Updated 4:03 p.m. | Posted 9:21 a.m.

Virginia Tech spokesman Mark Owczarski responded to a jury's decision to award $4 million to the families of two April 16 shooting victims after finding that Virginia Tech's actions on that day contributed to their deaths.

Owczarski said, in a statement: "We are disappointed with today's decision and stand by our long-held position that the administration and law enforcement at Virginia Tech did their absolute best with the information available on April 16, 2007."

Updated 3:25 p.m.

Virginia Tech contributed to the deaths of two students, Erin Peterson and Julia Pryde, in the mass shooting that took place on the campus April 16, 2007, a jury ruled today.

The seven-person jury in Montgomery County Circuit Court also awarded each parent of Peterson and Pryde $2 million. In total, the jury awarded damages of $8 million. The state may only be responsible for paying $100,000 in damages. The judge will rule on the awards cap later.

The trial brings closure to five years of questions that victims' parents have had about decisions police and university administrators made the morning of April 16.

After two students were murdered in a residence hall, the university waited more than two hours to notify the campus of a shooting. The university was not put on lockdown as police searched for a person of interest -- wrongly, the boyfriend of the first female victim -- off campus.

The gunman opened fire minutes later in Norris Hall, killing 30, including Peterson and Pryde.

The families in court today were the only two estates of victims and wounded students who chose not to settle with the university or forgo a lawsuit.

When the jury announced its verdict after deliberating almost three and a half hours, Peterson’s mother, Celeste, began to weep.

Presiding Judge William Alexander then offered his condolences for the pain Celeste and Grafton Peterson, parents of Erin, and Harry and Karen Pryde, parents of Julia, have felt.

-- Katelyn Polantz | The Roanoke Times

Saturday, March 3, 2012

Chardon Rampage

The shooting rampage in Chardon, Ohio, is a stark reminder to all Virginians of how little politicians have done to protect our schools. Following the Virginia Tech massacre, Richmond made promises to improve school safety on a wide range of fronts. Few of those promises have been kept.

The common threat connecting these killers is mental or emotional illness. The shooter at Chardon, an emotionally disturbed young man, proves that point again.

The official reports following both Columbine and Virginia Tech called for increased emphasis and spending on mental health in an effort to identify and get help for these future killers. In the crime analysis courses I teach, some of my students, who are mental health specialists, estimate that between 50 and 70 per cent of all crime in America could be prevented through improved mental health programs.

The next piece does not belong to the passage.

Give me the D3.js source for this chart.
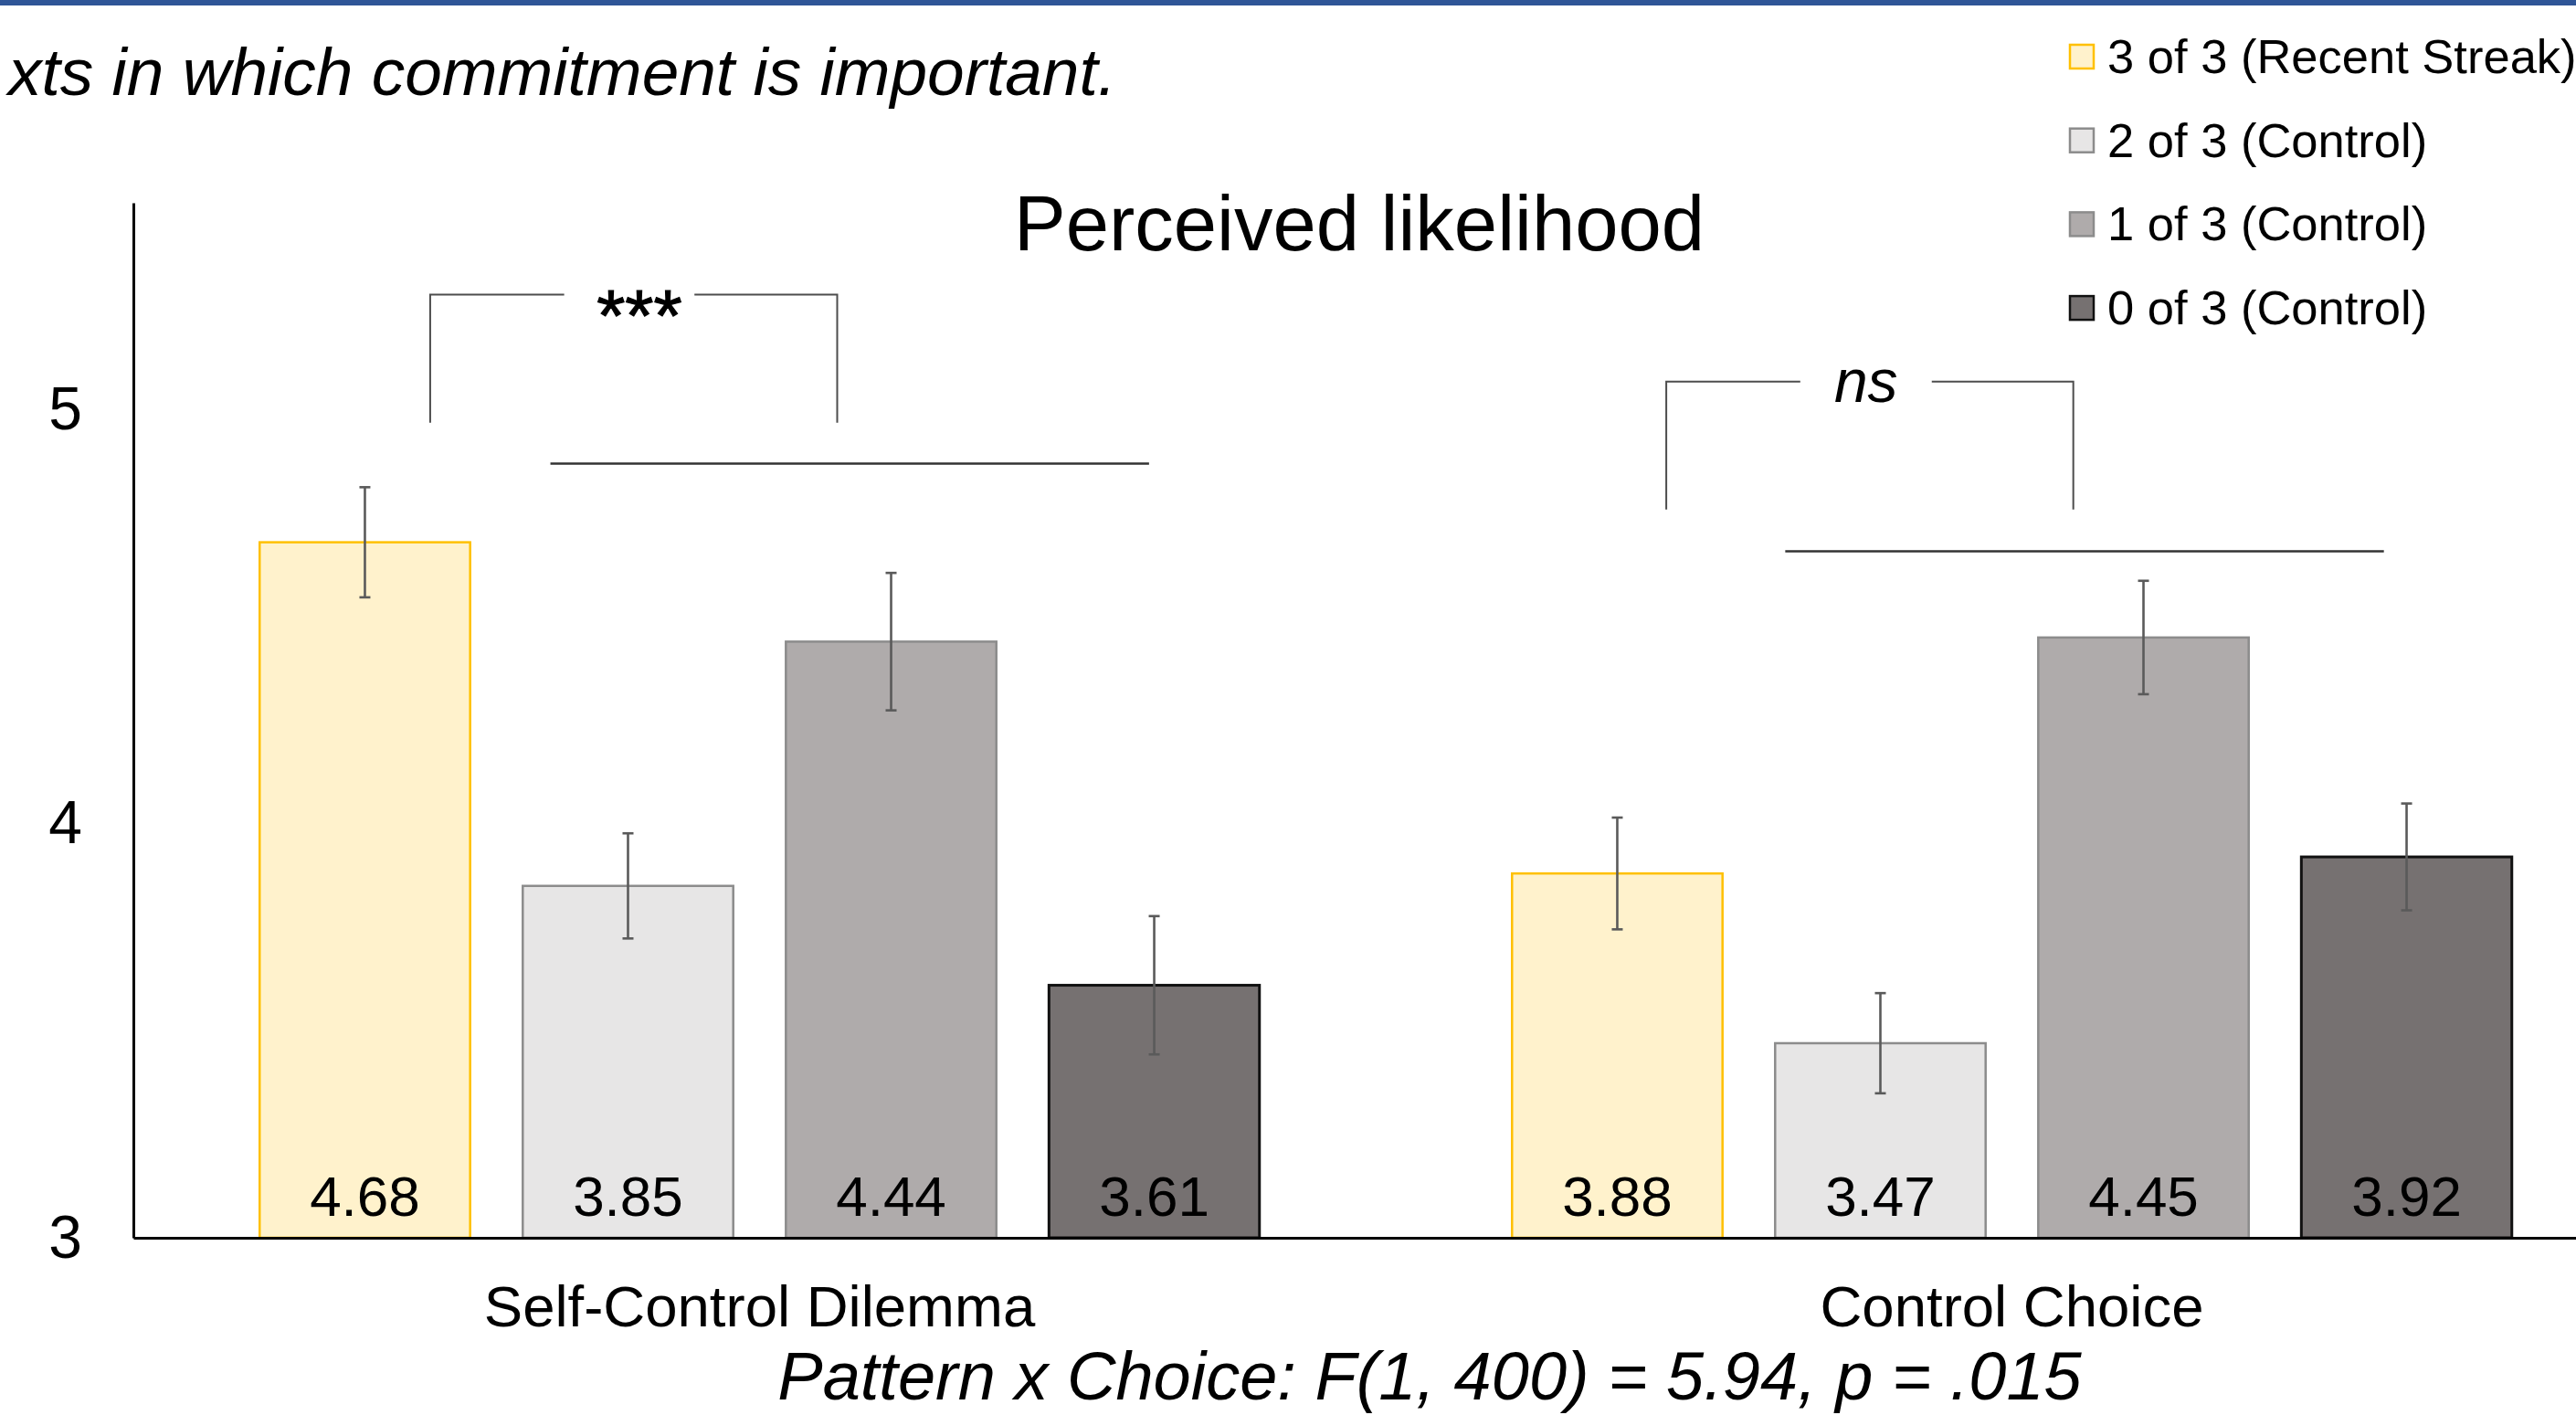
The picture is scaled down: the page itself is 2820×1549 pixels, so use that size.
<!DOCTYPE html>
<html>
<head>
<meta charset="utf-8">
<script src="https://cdn.jsdelivr.net/npm/d3@7"></script>
<style>
  html, body { margin: 0; padding: 0; background: #fff; overflow: hidden; }
  svg { display: block; font-family: "Liberation Sans", Arial, sans-serif; }
</style>
</head>
<body>
<svg id="chart" width="2820" height="1549"></svg>
<script>
// Conditions (x groups) and streak patterns (series)
const groups = ["Self-Control Dilemma", "Control Choice"];
const patterns = ["3 of 3 (Recent Streak)", "2 of 3 (Control)", "1 of 3 (Control)", "0 of 3 (Control)"];

// Mean perceived likelihood per pattern, and standard errors
const selfControlMeans = [4.68, 3.85, 4.44, 3.61];
const controlChoiceMeans = [3.88, 3.47, 4.45, 3.92];
const selfControlErrors = [0.133, 0.127, 0.166, 0.167];
const controlChoiceErrors = [0.135, 0.121, 0.137, 0.129];

const yTicks = [3, 4, 5];
const yDomain = [3, 5.5];

// Significance annotations per group
const sigLabels = ["***", "ns"];
const sigItalic = [false, true];

const titleText = "Perceived likelihood";
const subtitleText = "xts in which commitment is important.";
const statText = "Pattern x Choice: F(1, 400) = 5.94, p = .015";

const meansByGroup = [selfControlMeans, controlChoiceMeans];
const errorsByGroup = [selfControlErrors, controlChoiceErrors];

const fills = ["#FFF2CC", "#E7E6E6", "#AFABAB", "#767171"];
const strokes = ["#FFC000", "#8C8C8C", "#8C8C8C", "#111111"];
const strokeWidths = [2.5, 2.5, 2.5, 3];

const svg = d3.select("#chart");

// Top rule
svg.append("rect").attr("x", 0).attr("y", 0).attr("width", 2820).attr("height", 6).attr("fill", "#2F5597");

const x0 = d3.scaleBand().domain(groups).range([146, 2888]).padding(0);
const x1 = d3.scaleBand().domain(patterns).range([0, x0.bandwidth()]).paddingInner(0.2).paddingOuter(0.48);
const y = d3.scaleLinear().domain(yDomain).range([1355, 222]);

// Bars
const rows = [];
groups.forEach((g, gi) => patterns.forEach((p, pi) => rows.push({
  group: g, gi, pattern: p, pi, value: meansByGroup[gi][pi], err: errorsByGroup[gi][pi]
})));

const barG = svg.append("g");
barG.selectAll("rect").data(rows).join("rect")
  .attr("x", d => x0(d.group) + x1(d.pattern))
  .attr("y", d => y(d.value))
  .attr("width", x1.bandwidth())
  .attr("height", d => y(yDomain[0]) - y(d.value))
  .attr("fill", d => fills[d.pi])
  .attr("stroke", d => strokes[d.pi])
  .attr("stroke-width", d => strokeWidths[d.pi]);

// Error bars
const errG = svg.append("g").attr("stroke", "#5A5A5A").attr("stroke-width", 2.6);
rows.forEach(d => {
  const cx = x0(d.group) + x1(d.pattern) + x1.bandwidth() / 2;
  const top = y(d.value + d.err), bot = y(d.value - d.err);
  errG.append("line").attr("x1", cx).attr("x2", cx).attr("y1", top).attr("y2", bot);
  errG.append("line").attr("x1", cx - 6).attr("x2", cx + 6).attr("y1", top).attr("y2", top);
  errG.append("line").attr("x1", cx - 6).attr("x2", cx + 6).attr("y1", bot).attr("y2", bot);
});

// Value labels inside bars
svg.append("g").selectAll("text").data(rows).join("text")
  .attr("x", d => x0(d.group) + x1(d.pattern) + x1.bandwidth() / 2)
  .attr("y", y(yDomain[0]) - 24)
  .attr("text-anchor", "middle")
  .attr("font-size", 62)
  .attr("fill", "#000")
  .text(d => d.value.toFixed(2));

// Axes
const yAxis = svg.append("g").attr("transform", `translate(${x0.range()[0]},0)`)
  .call(d3.axisLeft(y).tickValues(yTicks).tickSize(0).tickPadding(56).tickFormat(d3.format("d")));
yAxis.select(".domain").attr("stroke", "#000").attr("stroke-width", 3);
yAxis.selectAll("text").attr("font-size", 66).attr("fill", "#000")
  .attr("font-family", "'Liberation Sans', Arial, sans-serif");

const xAxis = svg.append("g").attr("transform", `translate(0,${y(yDomain[0])})`)
  .call(d3.axisBottom(x0).tickSize(0).tickPadding(52));
xAxis.select(".domain").attr("stroke", "#000").attr("stroke-width", 3);
xAxis.selectAll("text").attr("font-size", 63.5).attr("fill", "#000")
  .attr("font-family", "'Liberation Sans', Arial, sans-serif");

// Significance brackets: positions as fractions of the group band, heights in axis units
const bracketSpec = [
  { left: 0.237, right: 0.562, top: 5.278, bottom: 4.969, gapL: 0.344, gapR: 0.448, lineL: 0.333, lineR: 0.811, lineY: 4.870 },
  { left: 0.224, right: 0.549, top: 5.068, bottom: 4.759, gapL: 0.331, gapR: 0.436, lineL: 0.319, lineR: 0.797, lineY: 4.658 }
];
const annG = svg.append("g");
groups.forEach((g, gi) => {
  const s = bracketSpec[gi];
  const gx = v => x0(g) + v * x0.bandwidth();
  const path = `M${gx(s.left)},${y(s.bottom)}V${y(s.top)}H${gx(s.gapL)}M${gx(s.gapR)},${y(s.top)}H${gx(s.right)}V${y(s.bottom)}`;
  annG.append("path").attr("d", path).attr("fill", "none").attr("stroke", "#4D4D4D").attr("stroke-width", 2);
  annG.append("line")
    .attr("x1", gx(s.lineL)).attr("x2", gx(s.lineR))
    .attr("y1", y(s.lineY)).attr("y2", y(s.lineY))
    .attr("stroke", "#333").attr("stroke-width", 2.5);
  const lbl = annG.append("text")
    .attr("text-anchor", "middle")
    .attr("fill", "#000")
    .text(sigLabels[gi]);
  if (sigItalic[gi]) {
    lbl.attr("x", (gx(s.gapL) + gx(s.gapR)) / 2)
      .attr("y", y(s.top) + 22).attr("font-size", 66).attr("font-style", "italic");
  } else {
    lbl.attr("x", (gx(s.gapL) + gx(s.gapR)) / 2 + 11)
      .attr("y", y(s.top) + 50).attr("font-size", 80)
      .attr("stroke", "#000").attr("stroke-width", 1.2);
  }
});

// Title
svg.append("text").attr("x", 1488).attr("y", 274).attr("text-anchor", "middle")
  .attr("font-size", 85).attr("fill", "#000").text(titleText);

// Subtitle line (continues from the left)
svg.append("text").attr("x", 1222).attr("y", 104).attr("text-anchor", "end")
  .attr("font-size", 73).attr("font-style", "italic").attr("fill", "#000").text(subtitleText);

// Interaction statistic
svg.append("text").attr("x", 1565).attr("y", 1532).attr("text-anchor", "middle")
  .attr("font-size", 74).attr("font-style", "italic").attr("fill", "#000").text(statText);

// Legend
const legend = svg.append("g").attr("transform", "translate(2265,48)");
patterns.forEach((p, i) => {
  const row = legend.append("g").attr("transform", `translate(0,${i * 91.7})`);
  row.append("rect").attr("x", 1).attr("y", 1).attr("width", 26).attr("height", 26)
    .attr("fill", fills[i]).attr("stroke", strokes[i]).attr("stroke-width", 2.5);
  row.append("text").attr("x", 42).attr("y", 32).attr("font-size", 52.5).attr("fill", "#000").text(p);
});
</script>
</body>
</html>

But Governor McDonnell and the Virginia legislature are cutting spending on mental health. Now, McDonnell proposes to privatize the state’s mental health program. Privatization has failed in other states. Furthermore, privatization will lead to a further decline in the quality of mental health care, thus helping to make the state more vulnerable to school shootings.

School safety is not cheap; mental health is not cheap. But what price would Governor McDonnell say is a fair price for the life of any student, staff, or faculty member?

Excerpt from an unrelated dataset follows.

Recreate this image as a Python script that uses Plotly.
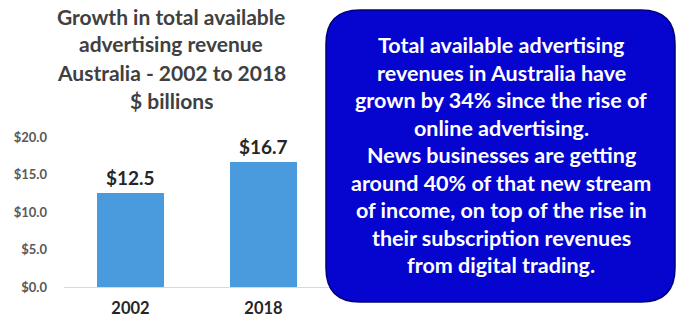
import plotly.graph_objects as go

# Chart data
years = ["2002", "2018"]
revenue = [12.5, 16.7]
y_ticks = [0, 5, 10, 15, 20]
y_tick_labels = ["$0.0", "$5.0", "$10.0", "$15.0", "$20.0"]

title_lines = [
    "Growth in total available",
    "advertising revenue",
    "Australia - 2002 to 2018",
    "$ billions",
]
note_lines = [
    "Total available advertising",
    "revenues in Australia have",
    "grown by 34% since the rise of",
    "online advertising.",
    "News businesses are getting",
    "around 40% of that new stream",
    "of income, on top of the rise in",
    "their subscription revenues",
    "from digital trading.",
]

W, H = 676, 323
ML, MR, MT, MB = 64, 346, 137, 36
PW = W - ML - MR
PH = H - MT - MB
FONT = "Lato"


def px(x):
    """pixel x -> paper x"""
    return (x - ML) / PW


def py(y):
    """pixel y (from top) -> paper y"""
    return (H - MB - y) / PH


fig = go.Figure()
fig.add_trace(go.Bar(
    x=years,
    y=revenue,
    width=0.5,
    marker=dict(color="#4a9ade", line=dict(width=0)),
    hoverinfo="skip",
))

annotations = []
# value labels above bars (category index positions)
for i, v in enumerate(revenue):
    annotations.append(dict(
        x=i, y=v, xref="x", yref="y",
        text=f"${v:.1f}", showarrow=False,
        yanchor="bottom", yshift=2,
        font=dict(family=FONT, size=19, color="#262626", weight="bold"),
    ))

# title, one line at a time
for i, line in enumerate(title_lines):
    annotations.append(dict(
        x=px(171), y=py(16 + i * 28), xref="paper", yref="paper",
        text=line, showarrow=False, xanchor="center", yanchor="middle",
        font=dict(family=FONT, size=21, color="#404040", weight="bold"),
    ))

# note text inside the rounded box
for i, line in enumerate(note_lines):
    annotations.append(dict(
        x=px(501), y=py(45 + i * 27.5), xref="paper", yref="paper",
        text=line, showarrow=False, xanchor="center", yanchor="middle",
        font=dict(family=FONT, size=21.5, color="white", weight="bold"),
    ))

# rounded rectangle behind the note
x0, x1, y0, y1, r = 326, 675, 10, 302, 34
path = (
    f"M {px(x0 + r)} {py(y0)} L {px(x1 - r)} {py(y0)} "
    f"Q {px(x1)} {py(y0)} {px(x1)} {py(y0 + r)} "
    f"L {px(x1)} {py(y1 - r)} Q {px(x1)} {py(y1)} {px(x1 - r)} {py(y1)} "
    f"L {px(x0 + r)} {py(y1)} Q {px(x0)} {py(y1)} {px(x0)} {py(y1 - r)} "
    f"L {px(x0)} {py(y0 + r)} Q {px(x0)} {py(y0)} {px(x0 + r)} {py(y0)} Z"
)
shapes = [dict(
    type="path", path=path, xref="paper", yref="paper",
    fillcolor="#0505cf", line=dict(color="#00007a", width=1.5), layer="above",
)]

fig.update_layout(
    width=W, height=H,
    margin=dict(l=ML, r=MR, t=MT, b=MB, pad=0, autoexpand=False),
    paper_bgcolor="white", plot_bgcolor="white",
    showlegend=False,
    annotations=annotations,
    shapes=shapes,
    bargap=0,
    xaxis=dict(
        type="category", automargin=False,
        range=[-0.5, 1.5], showgrid=False, zeroline=False,
        showline=True, linecolor="#d9d9d9", linewidth=1,
        ticks="", ticklabelstandoff=6,
        tickfont=dict(family=FONT, size=16.5, color="#262626", weight="bold"),
        fixedrange=True,
    ),
    yaxis=dict(
        automargin=False,
        range=[0, 20], tickvals=y_ticks, ticktext=y_tick_labels,
        showgrid=False, zeroline=False, showline=False, ticks="",
        ticklabelstandoff=16,
        tickfont=dict(family=FONT, size=13, color="#595959", weight="bold"),
        fixedrange=True,
    ),
)

fig.write_html("out.html", config={"displayModeBar": False})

I tried raising mental health and school safety issues with Delegate Ransone, Senator Stuart, and Congressman Wittman. They either don’t answer letters, or in Wittman’s case, he won’t take my questions on his phone survey. All three are afraid of the problem because it means addressing two issues: spending more money on mental health for school safety, and examining ways to keep guns out of the hands of the mentally ill.